Beginning a home-schooling journey can be overwhelming. There are literally hundreds of different curricula to comb through. There are friends, family, and random blogging moms making suggestions and sharing what they like to use. There is a new vocabulary to learn: "classical" doesn't always mean the same thing in home-school circles as it did in my Education classes. "Unit study" has a different flavor. And then there are terms I'd never heard of in my (admittedly, short) teaching career - like "Charlotte Mason", which is where I landed.
What originally attracted me to CM-style homeschooling was that the methods are so deeply rooted in a carefully thought-out philosophy that resonates with my own ideas about education and the teacher/student relationship. Well, OK, what originally attracted me is that AmblesideOnline is free. :D But what has kept me there even after our financial situation improved is that I firmly believe that good methods grow out of good philosophy. Miss Mason articulates a great deal of what I wanted to say back when I wrote my "Personal Philosophy of Education" essay back in college.
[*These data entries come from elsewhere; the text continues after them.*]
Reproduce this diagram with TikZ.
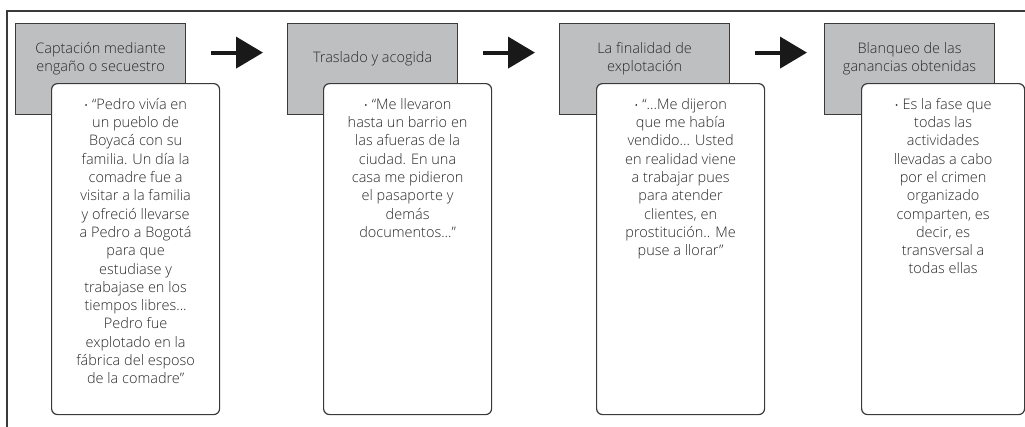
\documentclass[tikz,border=0pt]{standalone}
\usepackage{fontspec}
\setmainfont{Open Sans}[UprightFont=* Light]
\usetikzlibrary{arrows.meta}
\usetikzlibrary{positioning}
\definecolor{boxgray}{RGB}{190,191,193}
\definecolor{linegray}{RGB}{58,58,58}
\definecolor{textgray}{RGB}{40,40,40}
\newcommand{\bul}{{\fontsize{11}{11}\selectfont\textbullet}~}

\begin{document}
\begin{tikzpicture}[x=1pt,y=-1pt,
    head box/.style={rectangle,draw=linegray,fill=boxgray,line width=1.2pt,anchor=north west,minimum width=170pt,minimum height=91pt,inner sep=0pt},
    quote box/.style={rectangle,rounded corners=6pt,draw=linegray,fill=white,line width=1.2pt,anchor=north west,minimum width=168pt,minimum height=331pt,inner sep=0pt},
    head text/.style={align=center,text=textgray,inner sep=0pt,font=\fontsize{14.5}{17.5}\selectfont},
    quote text/.style={align=center,text=textgray,inner sep=0pt,font=\fontsize{14.5}{18.3}\selectfont},
    flow/.style={-{Triangle[length=27pt,width=31pt]},line width=4pt,color=black!90}]
  \useasboundingbox (0,0) rectangle (1025,426);
  % frame
  \draw[linegray,line width=1.4pt] (7,430) -- (7,11) -- (1030,11);

  % header boxes
  \node[head box] (g1) at (15,23) {};
  \node[head box] (g2) at (287,23) {};
  \node[head box] (g3) at (559,23) {};
  \node[head box] (g4) at (824,23) {};

  \node[head text] (h1) at ([yshift=10.5pt]g1.center) {Captación mediante\\engaño o secuestro};
  \node[head text] (h2) at ([yshift=10.5pt]g2.center) {Traslado y acogida};
  \node[head text] (h3) at ([yshift=10.5pt]g3.center) {La finalidad de\\explotación};
  \node[head text] (h4) at ([yshift=10.5pt]g4.center) {Blanqueo de las\\ganancias obtenidas};

  % quote boxes
  \node[quote box] (w1) at (51,83) {};
  \node[quote box] (w2) at (323,83) {};
  \node[quote box] (w3) at (596,83) {};
  \node[quote box,minimum width=163pt] (w4) at (861,83) {};

  \node[quote text,below=15pt of w1.north,anchor=north] (q1) {\bul “Pedro vivía en\\un pueblo de\\Boyacá con su\\familia. Un día la\\comadre fue a\\visitar a la familia\\y ofreció llevarse\\a Pedro a Bogotá\\para que\\estudiase y\\trabajase en los\\tiempos libres...\\Pedro fue\\explotado en la\\fábrica del esposo\\de la comadre”};
  \node[quote text,below=15pt of w2.north,anchor=north] (q2) {\bul “Me llevaron\\hasta un barrio en\\las afueras de la\\ciudad. En una\\casa me pidieron\\el pasaporte y\\demás\\documentos...”};
  \node[quote text,below=15pt of w3.north,anchor=north] (q3) {\bul “...Me dijeron\\que me había\\vendido... Usted\\en realidad viene\\a trabajar pues\\para atender\\clientes, en\\prostitución.. Me\\puse a llorar”};
  \node[quote text,below=15pt of w4.north,anchor=north] (q4) {\bul Es la fase que\\todas las\\actividades\\llevadas a cabo\\por el crimen\\organizado\\comparten, es\\decir, es\\transversal a\\todas ellas};

  % arrows between phases
  \draw[flow,shorten <=25pt,shorten >=24pt] ([yshift=16.5pt]g1.east) -- ([yshift=16.5pt]g2.west);
  \draw[flow,shorten <=25pt,shorten >=24pt] ([yshift=16.5pt]g2.east) -- ([yshift=16.5pt]g3.west);
  \draw[flow,shorten <=25pt,shorten >=17pt] ([yshift=16.5pt]g3.east) -- ([yshift=16.5pt]g4.west);
\end{tikzpicture}
\end{document}
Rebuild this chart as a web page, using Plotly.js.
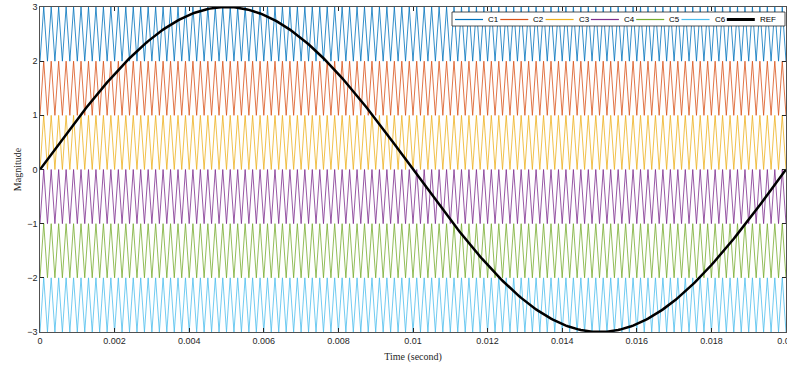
<!DOCTYPE html>
<html><head><meta charset="utf-8">
<script src="https://cdn.plot.ly/plotly-3.0.1.min.js"></script>
<style>html,body{margin:0;padding:0;background:#fff}#plot{width:787px;height:367px}</style>
</head><body><div id="plot"></div>
<script>
// Chart parameters
var carrierNames = ["C1","C2","C3","C4","C5","C6"];
var carrierLower = [2, 1, 0, -1, -2, -3];   // bottom of each carrier band
var carrierUpper = [3, 2, 1, 0, -1, -2];    // top of each carrier band
var carrierColors = ["#0072BD","#D95319","#EDB120","#7E2F8E","#77AC30","#4DBEEE"];
var carrierFreq = 5000;     // Hz
var refName = "REF";
var refAmp = 3;             // peak of reference
var refFreq = 50;           // Hz
var tEnd = 0.02;            // seconds
var xTickVals = [0,0.002,0.004,0.006,0.008,0.01,0.012,0.014,0.016,0.018,0.02];
var xTickText = ["0","0.002","0.004","0.006","0.008","0.01","0.012","0.014","0.016","0.018","0.02"];
var yTickVals = [-3,-2,-1,0,1,2,3];

var traces = [];
var nHalf = Math.round(2*carrierFreq*tEnd);
for (var c=0;c<carrierNames.length;c++){
  var xs=[], ys=[];
  for (var k=0;k<=nHalf;k++){
    xs.push(k/(2*carrierFreq));
    ys.push(k%2===0 ? carrierLower[c] : carrierUpper[c]);
  }
  traces.push({x:xs,y:ys,type:"scatter",mode:"lines",name:carrierNames[c],showlegend:false,
    line:{color:carrierColors[c],width:0.8}});
}
var rx=[], ry=[], N=400;
for (var i=0;i<=N;i++){ var t=tEnd*i/N; rx.push(t); ry.push(refAmp*Math.sin(2*Math.PI*refFreq*t)); }
traces.push({x:rx,y:ry,type:"scatter",mode:"lines",name:refName,showlegend:false,line:{color:"#000000",width:2.5}});

// Legend box drawn on a hidden overlay axis pair measured in page pixels
var W=787,H=367,ml=40,mr=1,mt=7,mb=35;
var legNames = carrierNames.concat([refName]);
var legColors = carrierColors.concat(["#000000"]);
var legWidths = [1.2,1.2,1.2,1.2,1.2,1.2,3];
var box = {x0:452, x1:785, y0:12, y1:26};
traces.push({x:[box.x0,box.x1,box.x1,box.x0,box.x0], y:[box.y0,box.y0,box.y1,box.y1,box.y0],
  xaxis:"x2", yaxis:"y2", type:"scatter", mode:"lines", fill:"toself", fillcolor:"#ffffff",
  line:{color:"#262626",width:0.8}, showlegend:false, hoverinfo:"skip"});
var annotations=[];
var startX=455, step=45.3, ly=19.5;
for (var j=0;j<legNames.length;j++){
  var x0=startX+j*step;
  traces.push({x:[x0,x0+28], y:[ly,ly], xaxis:"x2", yaxis:"y2", type:"scatter", mode:"lines",
    line:{color:legColors[j],width:legWidths[j]}, showlegend:false, hoverinfo:"skip"});
  annotations.push({xref:"x2",yref:"y2",x:x0+31,y:ly,xanchor:"left",yanchor:"middle",
    text:legNames[j],showarrow:false,font:{family:"Liberation Sans, Arial, sans-serif",size:8,color:"#000"}});
}

var axisCommon = {showgrid:false, zeroline:false, showline:true, mirror:"ticks", linecolor:"#262626",
  linewidth:0.8, ticks:"inside", ticklen:4, tickcolor:"#262626", ticklabeloverflow:"allow",
  tickfont:{family:"Liberation Sans, Arial, sans-serif", size:9, color:"#262626"}};
var layout = {
  width:W, height:H, margin:{l:ml,r:mr,t:mt,b:mb},
  paper_bgcolor:"#fff", plot_bgcolor:"#fff", showlegend:false,
  xaxis:Object.assign({}, axisCommon, {range:[0,tEnd], tickvals:xTickVals, ticktext:xTickText,
    title:{text:"Time (second)", font:{family:"Liberation Serif, Times New Roman, serif", size:10, color:"#262626"}, standoff:8}}),
  yaxis:Object.assign({}, axisCommon, {range:[-3,3], tickvals:yTickVals,
    title:{text:"Magnitude", font:{family:"Liberation Serif, Times New Roman, serif", size:10, color:"#262626"}, standoff:3}}),
  xaxis2:{overlaying:"x", anchor:"y2", range:[ml, W-mr], visible:false, fixedrange:true},
  yaxis2:{overlaying:"y", anchor:"x2", range:[H-mb, mt], visible:false, fixedrange:true},
  annotations:annotations
};
Plotly.newPlot("plot", traces, layout, {staticPlot:true, displayModeBar:false});
</script></body></html>
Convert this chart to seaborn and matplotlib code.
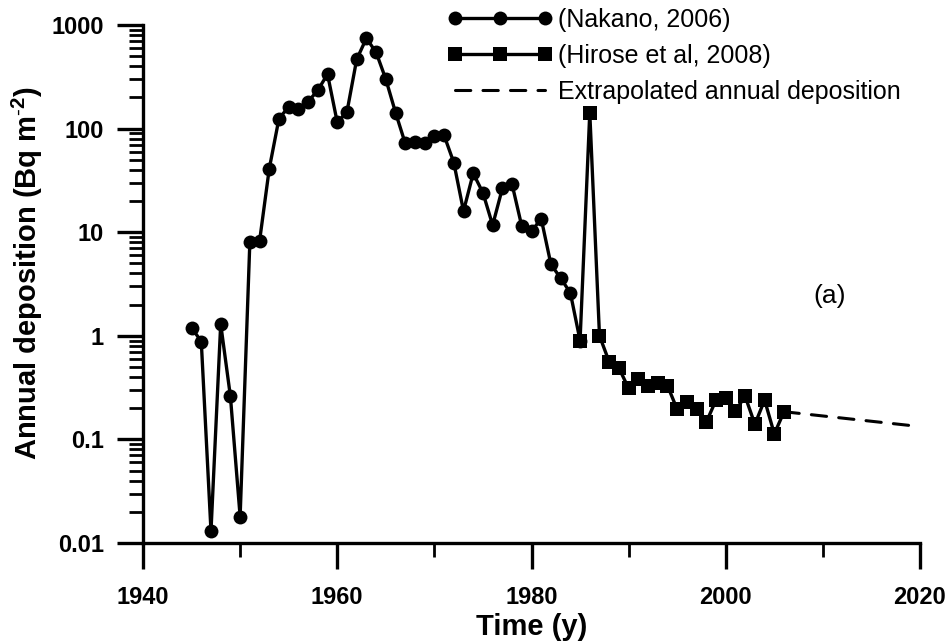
import matplotlib
matplotlib.use('Agg')
import matplotlib.pyplot as plt
import matplotlib.ticker as mticker
import seaborn as sns

# ==============================================================
# data
# ==============================================================
nakano_year = list(range(1945, 1986))
nakano_dep = [1.2, 0.88, 0.013, 1.3, 0.26, 0.018, 8.0, 8.2, 41, 125,
              162, 155, 182, 235, 335, 115, 145, 465, 745, 545,
              300, 143, 72, 75, 73, 85, 86, 47, 16, 37,
              24, 11.7, 26.5, 29, 11.4, 10.2, 13.5, 4.9, 3.6, 2.6,
              0.9]

hirose_year = list(range(1985, 2007))
hirose_dep = [0.9, 143, 1.0, 0.56, 0.49, 0.31, 0.38, 0.33, 0.35, 0.33,
              0.195, 0.23, 0.195, 0.147, 0.24, 0.25, 0.19, 0.26, 0.14, 0.24,
              0.113, 0.185]

extrap_year = [2006, 2020]
extrap_dep = [0.185, 0.133]

label_nakano = '(Nakano, 2006)'
label_hirose = '(Hirose et al, 2008)'
label_extrap = 'Extrapolated annual deposition'

# ==============================================================
# style
# ==============================================================
sns.set_theme(style='ticks')
plt.rcParams['font.family'] = ['Liberation Sans', 'DejaVu Sans']
plt.rcParams['mathtext.fontset'] = 'custom'
plt.rcParams['mathtext.rm'] = 'Liberation Sans'
plt.rcParams['mathtext.bf'] = 'Liberation Sans:bold'
for key in ['text.color', 'axes.labelcolor', 'xtick.color', 'ytick.color', 'axes.edgecolor']:
    plt.rcParams[key] = 'black'

fig = plt.figure(figsize=(9.48, 6.43), dpi=100)
ax = fig.add_axes([143 / 948, 1 - 543 / 643, 777 / 948, 518 / 643])

lw = 2.4
sns.lineplot(x=nakano_year, y=nakano_dep, ax=ax, color='black', lw=lw,
             marker='o', ms=10, mec='black', mew=0, label=label_nakano, zorder=3)
sns.lineplot(x=hirose_year, y=hirose_dep, ax=ax, color='black', lw=lw,
             marker='s', ms=10, mec='black', mew=0, label=label_hirose, zorder=4)
sns.lineplot(x=extrap_year, y=extrap_dep, ax=ax, color='black', lw=2.2,
             linestyle=(0, (5, 4)), dash_capstyle='round', label=label_extrap, zorder=2)

ax.set_yscale('log')
ax.set_xlim(1940, 2020)
ax.set_ylim(0.01, 1000)
ax.xaxis.set_major_locator(mticker.MultipleLocator(20))
ax.xaxis.set_minor_locator(mticker.MultipleLocator(10))
ax.yaxis.set_major_locator(mticker.LogLocator(base=10, numticks=10))
ax.yaxis.set_minor_locator(mticker.LogLocator(base=10, subs=range(2, 10), numticks=10))
ax.yaxis.set_major_formatter(mticker.FuncFormatter(lambda v, p: f'{v:g}'))
ax.yaxis.set_minor_formatter(mticker.NullFormatter())

sns.despine(ax=ax)
for side in ['left', 'bottom']:
    ax.spines[side].set_linewidth(lw)

ax.tick_params(which='major', direction='out', length=19, width=lw,
               labelsize=17, color='black')
ax.tick_params(axis='y', which='major', pad=9)
ax.tick_params(axis='x', which='major', pad=12)
ax.tick_params(which='minor', direction='out', length=10, width=2, color='black')
plt.setp(ax.get_xticklabels() + ax.get_yticklabels(), fontweight='bold')

ax.set_xlabel('Time (y)', fontsize=21, fontweight='bold', labelpad=3)
ax.set_ylabel('Annual deposition (Bq m$^{\\text{-}\\mathbf{2}}$)', fontsize=21,
              fontweight='bold')
ax.yaxis.set_label_coords(-98 / 777, 270 / 518)

ax.text(2010.7, 2.4, '(a)', fontsize=19, ha='center', va='center')

ax.legend(loc='upper left', bbox_to_anchor=(445 / 948, 1 - 5 / 643),
          bbox_transform=fig.transFigure, frameon=False, numpoints=3,
          handlelength=4.2, handletextpad=0.2, labelspacing=0.48,
          borderpad=0.1, borderaxespad=0, fontsize=18)

fig.savefig('out.png', dpi=100)
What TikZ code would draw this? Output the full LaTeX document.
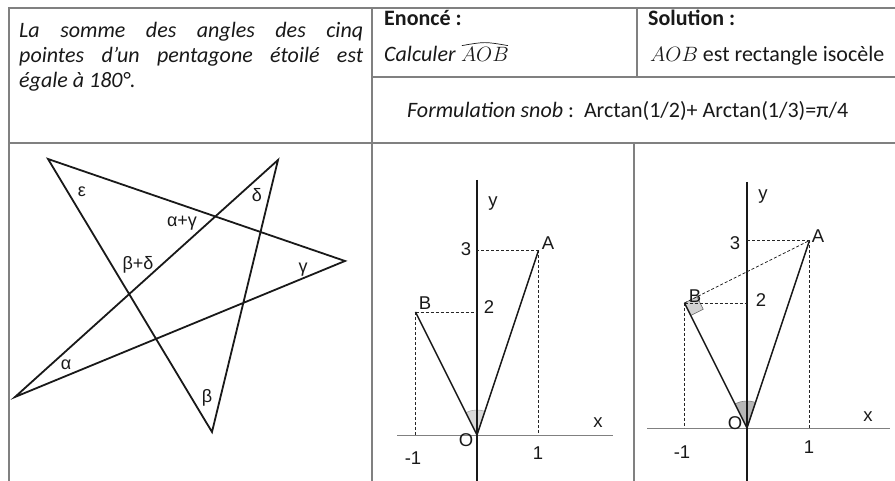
\documentclass[tikz,border=0pt]{standalone}
\usepackage{fontspec}
\setmainfont{Carlito}
\newfontfamily\lab{Liberation Sans}
\usetikzlibrary{calc}
\begin{document}
\begin{tikzpicture}[x=1pt,y=1pt,
  gridln/.style={draw=black!50, line width=1.3pt},
  starln/.style={line width=1.8pt, line join=miter, draw=black!90},
  segln/.style={line width=1.5pt, draw=black!90},
  axisy/.style={line width=1.7pt, draw=black!90},
  axisx/.style={line width=0.8pt, draw=black!50},
  dashln/.style={line width=0.8pt, draw=black!85, dash pattern=on 3pt off 2pt},
  lbl/.style={font=\lab\fontsize{18.5}{21}\selectfont, inner sep=0pt, text=black!90},
  slbl/.style={font=\lab\fontsize{18}{21}\selectfont, inner sep=0pt, text=black!90},
  txt/.style={font=\fontsize{22}{26}\selectfont, inner sep=0pt, anchor=base west, text=black!90}]
\useasboundingbox (0,0) rectangle (895,481);

% ---- table grid ----
\draw[gridln] (9,0) -- (9,473) -- (895,473);
\draw[gridln] (372,0) -- (372,473);
\draw[gridln] (9,338) -- (895,338);
\draw[gridln] (372,404) -- (895,404);
\draw[gridln] (637,404) -- (637,473);
\draw[gridln] (634,0) -- (634,338);

% ---- texts ----
\node[txt] (l1) at (19,443) {\itshape\makebox[344pt][s]{La somme des angles des cinq}};
\node[txt] (l2) at (19,418) {\itshape\makebox[344pt][s]{pointes d’un pentagone étoilé est}};
\node[txt] (l3) at (19,393) {\itshape égale à 180°.};
\node[txt] (en) at (384,455) {\bfseries Enoncé :};
\node[txt] (cal) at (384,419) {\itshape Calculer};
\node[txt, anchor=base west] (aob) at ([xshift=5pt]cal.base east) {$AOB$};
\draw[line width=0.7pt, draw=black!90] ([xshift=1pt,yshift=2pt]aob.north west) .. controls ([yshift=6pt]aob.north) .. ([xshift=-1pt,yshift=2pt]aob.north east);
\node[txt] (so) at (648,455) {\bfseries Solution :};
\node[txt] (sol) at (650,419) {$AOB$ est rectangle isocèle};
\node[txt] (fo) at (407,363) {\itshape Formulation snob\upshape\ :\ \ Arctan(1/2)+ Arctan(1/3)=π/4};

% ---- star ----
\coordinate (TL) at (48,322);
\coordinate (TR) at (278,321);
\coordinate (R) at (345,220);
\coordinate (BL) at (15,84);
\coordinate (BT) at (212,49);
\draw[starln] (TL) -- (R) -- (BL) -- (TR) -- (BT) -- cycle;
\node[slbl] (eps) at (82,289) {ε};
\node[slbl] (del) at (257,286) {δ};
\node[slbl] (ag) at (182,258) {α+γ};
\node[slbl] (bd) at (138,216) {β+δ};
\node[slbl] (gam) at (303,211) {γ};
\node[slbl] (alp) at (66,116) {α};
\node[slbl] (bet) at (207,83) {β};

% ---- graph 1 ----
\coordinate (O1) at (477,46);
\coordinate (A1) at (538.5,230.5);
\coordinate (B1) at (415.5,169);
\coordinate (Y1t) at (477,301);
\coordinate (Y1b) at (477,0);
\coordinate (X1l) at (397,46);
\coordinate (X1r) at (613,46);
\fill[black!15] (O1) -- ++(71.57:25) arc[start angle=71.57,end angle=116.57,radius=25] -- cycle;
\draw[black!35, line width=0.6pt] ($(O1)+(71.57:25)$) arc[start angle=71.57,end angle=116.57,radius=25];
\draw[axisx] (X1l) -- (X1r);
\draw[axisy] (Y1t) -- (Y1b);
\draw[dashln] (A1) -- (A1 -| O1);
\draw[dashln] (A1) -- (A1 |- O1);
\draw[dashln] (B1) -- (B1 -| O1);
\draw[dashln] (B1) -- (B1 |- O1);
\draw[segln] (B1) -- (O1) -- (A1);
\node[lbl] (y1) at (493,277) {y};
\node[lbl] (a1) at (548,238) {A};
\node[lbl] (t1) at (466,232) {3};
\node[lbl] (b1) at (425,178) {B};
\node[lbl] (d1) at (489,174) {2};
\node[lbl] (x1) at (598,58) {x};
\node[lbl] (o1) at (466,41) {O};
\node[lbl] (m1) at (413,23) {-1};
\node[lbl] (u1) at (538,28) {1};

% ---- graph 2 ----
\coordinate (O2) at (747,53);
\coordinate (A2) at (809.5,240.5);
\coordinate (B2) at (684.5,178);
\coordinate (Y2t) at (747,299);
\coordinate (Y2b) at (747,0);
\coordinate (X2l) at (647,53);
\coordinate (X2r) at (890,53);
\coordinate (P2) at ($(B2)!14pt!(O2)$);
\coordinate (Q2) at ($(B2)!14pt!(A2)$);
\coordinate (S2) at ($(P2)+(Q2)-(B2)$);
\fill[black!28] (O2) -- ++(71.57:27) arc[start angle=71.57,end angle=116.57,radius=27] -- cycle;
\draw[black!50, line width=0.6pt] ($(O2)+(71.57:27)$) arc[start angle=71.57,end angle=116.57,radius=27];
\filldraw[fill=black!18, draw=black!60, line width=0.6pt] (B2) -- (P2) -- (S2) -- (Q2) -- cycle;
\draw[axisx] (X2l) -- (X2r);
\draw[axisy] (Y2t) -- (Y2b);
\draw[dashln] (A2) -- (A2 -| O2);
\draw[dashln] (A2) -- (A2 |- O2);
\draw[dashln] (B2) -- (B2 -| O2);
\draw[dashln] (B2) -- (B2 |- O2);
\draw[dashln] (B2) -- (A2);
\draw[segln] (B2) -- (O2) -- (A2);
\node[lbl] (y2) at (763,284) {y};
\node[lbl] (a2) at (818,245) {A};
\node[lbl] (t2) at (735,238) {3};
\node[lbl] (b2) at (695,185) {B};
\node[lbl] (d2) at (761,181) {2};
\node[lbl] (x2) at (868,64) {x};
\node[lbl] (o2) at (735,58) {O};
\node[lbl] (m2) at (682,29) {-1};
\node[lbl] (u2) at (809,34) {1};
\end{tikzpicture}
\end{document}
However - just because I like it doesn't make it good.
Good methods start with good philosophy, and good philosophy has to start with good theology.
So - so, so, so - I constantly need to reexamine what I'm doing and why I'm doing it, and make sure it lines up with Scripture.
Fortunately, Miss Mason didn't just leave us a teacher's manual explaining her methods, she left 6 whole books with a robust (and yet, coherent) explanation of the philosophy behind her methods. And then she summarized it all into a 20-bullet-point list, so the cross-examination starts there.
Point number 1: Children are born persons.
Not "blank slates" or "sponges" or "memorization machines" or even "potential persons".
So far, so good - if I believe in personhood from conception, then surely I can accept personhood from birth.
But what does it mean that my children are persons? and how does that affect my role as their teacher?
1. As persons, children have the same God-given rights as other people. These rights are rooted in our status as bearers of God's image. "Life, liberty, and property" comes to mind. (Gen 9:6 and Ex. 20:1-17, among others) This is a common battle-cry among libertarians, but the idea is an old one. Jefferson used a variation of it by saying "life, liberty, and the pursuit of happiness." I've always found it significant that no one has ever seriously said we have an inalienable right to be happy, only to pursue happiness. Which brings me to my next point:
2. As persons, children have the right to make their own choices and receive the consequences. (Ezekiel 18 is one example) Now, children are foolish and lacking in wisdom, so as a parent (and teacher) I have a responsibility to set boundaries around them. But within those boundaries, there should be freedom. And consequences, both good and bad. (A corollary to this is the classic idea of "Freedom of Conscience" - which my husband calls "Self-Stewardship.")
I think Miss Mason's concept of "masterly inactivity" fits in here, as does her principle of allowing ONE attempt at an assignment and not allowing corrections or second chances.
3. Another corollary of point 3 is that persons have the right to do their own work. Miss Mason fleshes this idea out in a later section of her 20 points, so we'll come back to it then.
4. As persons, my children are sinners in desperate need of God's grace. (Rom 3:23, Eph 2:1-10) This is another one we'll come back to later.
5. According to the Westminster Catechism, the chief end of man is "to glorify God and enjoy Him forever." If we accept this premise, than it stands to reason that my homeschooling needs to be done in a way that brings glory to God, and that encourages my children to glorify God and to enjoy him. (Rom 11:36, I Cor 10:31, Phil 4:4, Rev 21:3-4) My children are, like Adam, living creatures, (Gen 2:7), with souls that were created to love and fear God.
Because of this (and in combination with point 4) I have to come at education from a Deuteronomy 6 perspective. Teach them diligently to know and love the One True God. With all their hearts, souls, and might. While we walk by the way, and while we sit at home, and while we lay down, and while we stand up. Day in, and day out, everything comes back to God.